┌──
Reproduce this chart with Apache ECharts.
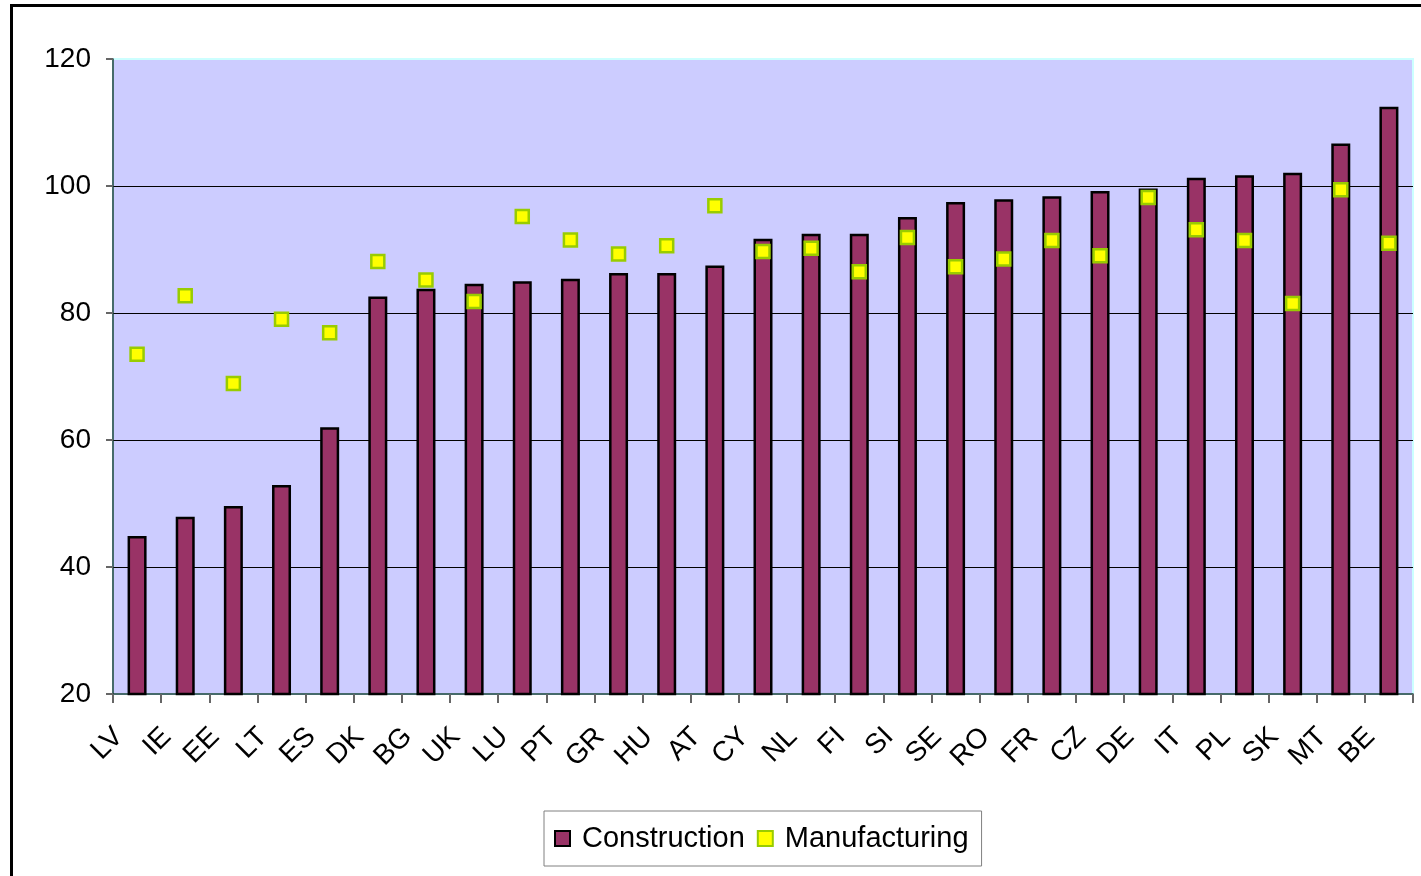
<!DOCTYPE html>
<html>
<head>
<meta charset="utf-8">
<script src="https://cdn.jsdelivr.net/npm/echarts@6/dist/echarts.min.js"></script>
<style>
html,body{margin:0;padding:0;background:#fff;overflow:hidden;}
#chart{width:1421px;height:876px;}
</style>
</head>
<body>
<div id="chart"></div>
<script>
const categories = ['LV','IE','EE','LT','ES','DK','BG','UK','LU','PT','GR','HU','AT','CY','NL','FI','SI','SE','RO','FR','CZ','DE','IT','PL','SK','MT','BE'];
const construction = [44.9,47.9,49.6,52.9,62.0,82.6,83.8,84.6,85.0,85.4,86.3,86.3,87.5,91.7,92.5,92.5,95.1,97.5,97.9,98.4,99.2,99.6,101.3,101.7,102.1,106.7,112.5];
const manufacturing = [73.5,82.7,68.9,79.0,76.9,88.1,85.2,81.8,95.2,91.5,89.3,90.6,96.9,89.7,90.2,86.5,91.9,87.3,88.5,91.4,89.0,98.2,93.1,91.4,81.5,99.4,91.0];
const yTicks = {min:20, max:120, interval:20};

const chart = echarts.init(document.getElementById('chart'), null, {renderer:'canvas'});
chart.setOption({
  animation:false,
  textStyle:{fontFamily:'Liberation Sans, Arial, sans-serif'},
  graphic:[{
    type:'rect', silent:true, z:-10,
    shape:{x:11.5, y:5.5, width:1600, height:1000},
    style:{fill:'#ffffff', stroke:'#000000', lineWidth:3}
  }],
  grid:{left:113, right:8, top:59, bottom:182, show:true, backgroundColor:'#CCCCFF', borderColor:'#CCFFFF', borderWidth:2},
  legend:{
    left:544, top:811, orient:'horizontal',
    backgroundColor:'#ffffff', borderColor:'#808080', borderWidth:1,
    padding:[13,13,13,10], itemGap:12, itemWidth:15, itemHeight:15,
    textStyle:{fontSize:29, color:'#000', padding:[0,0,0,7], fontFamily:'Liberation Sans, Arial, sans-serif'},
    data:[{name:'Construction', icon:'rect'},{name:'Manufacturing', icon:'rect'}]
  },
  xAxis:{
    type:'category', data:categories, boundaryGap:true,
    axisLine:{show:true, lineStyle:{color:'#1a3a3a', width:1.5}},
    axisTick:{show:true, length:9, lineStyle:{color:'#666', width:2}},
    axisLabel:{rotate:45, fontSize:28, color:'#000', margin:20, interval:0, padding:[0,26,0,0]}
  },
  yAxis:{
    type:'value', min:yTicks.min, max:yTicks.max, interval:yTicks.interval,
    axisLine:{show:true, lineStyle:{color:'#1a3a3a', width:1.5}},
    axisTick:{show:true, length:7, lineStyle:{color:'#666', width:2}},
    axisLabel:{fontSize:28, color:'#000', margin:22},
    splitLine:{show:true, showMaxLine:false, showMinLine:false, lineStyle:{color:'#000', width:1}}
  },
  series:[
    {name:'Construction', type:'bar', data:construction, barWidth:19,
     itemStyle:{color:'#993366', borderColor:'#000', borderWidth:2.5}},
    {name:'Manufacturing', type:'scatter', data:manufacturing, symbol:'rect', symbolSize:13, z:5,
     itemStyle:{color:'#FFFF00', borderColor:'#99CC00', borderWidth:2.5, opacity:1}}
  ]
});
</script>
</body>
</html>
└──
**Instructions to follow:**
Repeat the lines above exactly, and keep every picture out.

**Exercise output:**
Reproduce this chart with Apache ECharts.
<!DOCTYPE html>
<html>
<head>
<meta charset="utf-8">
<script src="https://cdn.jsdelivr.net/npm/echarts@6/dist/echarts.min.js"></script>
<style>
html,body{margin:0;padding:0;background:#fff;overflow:hidden;}
#chart{width:1421px;height:876px;}
</style>
</head>
<body>
<div id="chart"></div>
<script>
const categories = ['LV','IE','EE','LT','ES','DK','BG','UK','LU','PT','GR','HU','AT','CY','NL','FI','SI','SE','RO','FR','CZ','DE','IT','PL','SK','MT','BE'];
const construction = [44.9,47.9,49.6,52.9,62.0,82.6,83.8,84.6,85.0,85.4,86.3,86.3,87.5,91.7,92.5,92.5,95.1,97.5,97.9,98.4,99.2,99.6,101.3,101.7,102.1,106.7,112.5];
const manufacturing = [73.5,82.7,68.9,79.0,76.9,88.1,85.2,81.8,95.2,91.5,89.3,90.6,96.9,89.7,90.2,86.5,91.9,87.3,88.5,91.4,89.0,98.2,93.1,91.4,81.5,99.4,91.0];
const yTicks = {min:20, max:120, interval:20};

const chart = echarts.init(document.getElementById('chart'), null, {renderer:'canvas'});
chart.setOption({
  animation:false,
  textStyle:{fontFamily:'Liberation Sans, Arial, sans-serif'},
  graphic:[{
    type:'rect', silent:true, z:-10,
    shape:{x:11.5, y:5.5, width:1600, height:1000},
    style:{fill:'#ffffff', stroke:'#000000', lineWidth:3}
  }],
  grid:{left:113, right:8, top:59, bottom:182, show:true, backgroundColor:'#CCCCFF', borderColor:'#CCFFFF', borderWidth:2},
  legend:{
    left:544, top:811, orient:'horizontal',
    backgroundColor:'#ffffff', borderColor:'#808080', borderWidth:1,
    padding:[13,13,13,10], itemGap:12, itemWidth:15, itemHeight:15,
    textStyle:{fontSize:29, color:'#000', padding:[0,0,0,7], fontFamily:'Liberation Sans, Arial, sans-serif'},
    data:[{name:'Construction', icon:'rect'},{name:'Manufacturing', icon:'rect'}]
  },
  xAxis:{
    type:'category', data:categories, boundaryGap:true,
    axisLine:{show:true, lineStyle:{color:'#1a3a3a', width:1.5}},
    axisTick:{show:true, length:9, lineStyle:{color:'#666', width:2}},
    axisLabel:{rotate:45, fontSize:28, color:'#000', margin:20, interval:0, padding:[0,26,0,0]}
  },
  yAxis:{
    type:'value', min:yTicks.min, max:yTicks.max, interval:yTicks.interval,
    axisLine:{show:true, lineStyle:{color:'#1a3a3a', width:1.5}},
    axisTick:{show:true, length:7, lineStyle:{color:'#666', width:2}},
    axisLabel:{fontSize:28, color:'#000', margin:22},
    splitLine:{show:true, showMaxLine:false, showMinLine:false, lineStyle:{color:'#000', width:1}}
  },
  series:[
    {name:'Construction', type:'bar', data:construction, barWidth:19,
     itemStyle:{color:'#993366', borderColor:'#000', borderWidth:2.5}},
    {name:'Manufacturing', type:'scatter', data:manufacturing, symbol:'rect', symbolSize:13, z:5,
     itemStyle:{color:'#FFFF00', borderColor:'#99CC00', borderWidth:2.5, opacity:1}}
  ]
});
</script>
</body>
</html>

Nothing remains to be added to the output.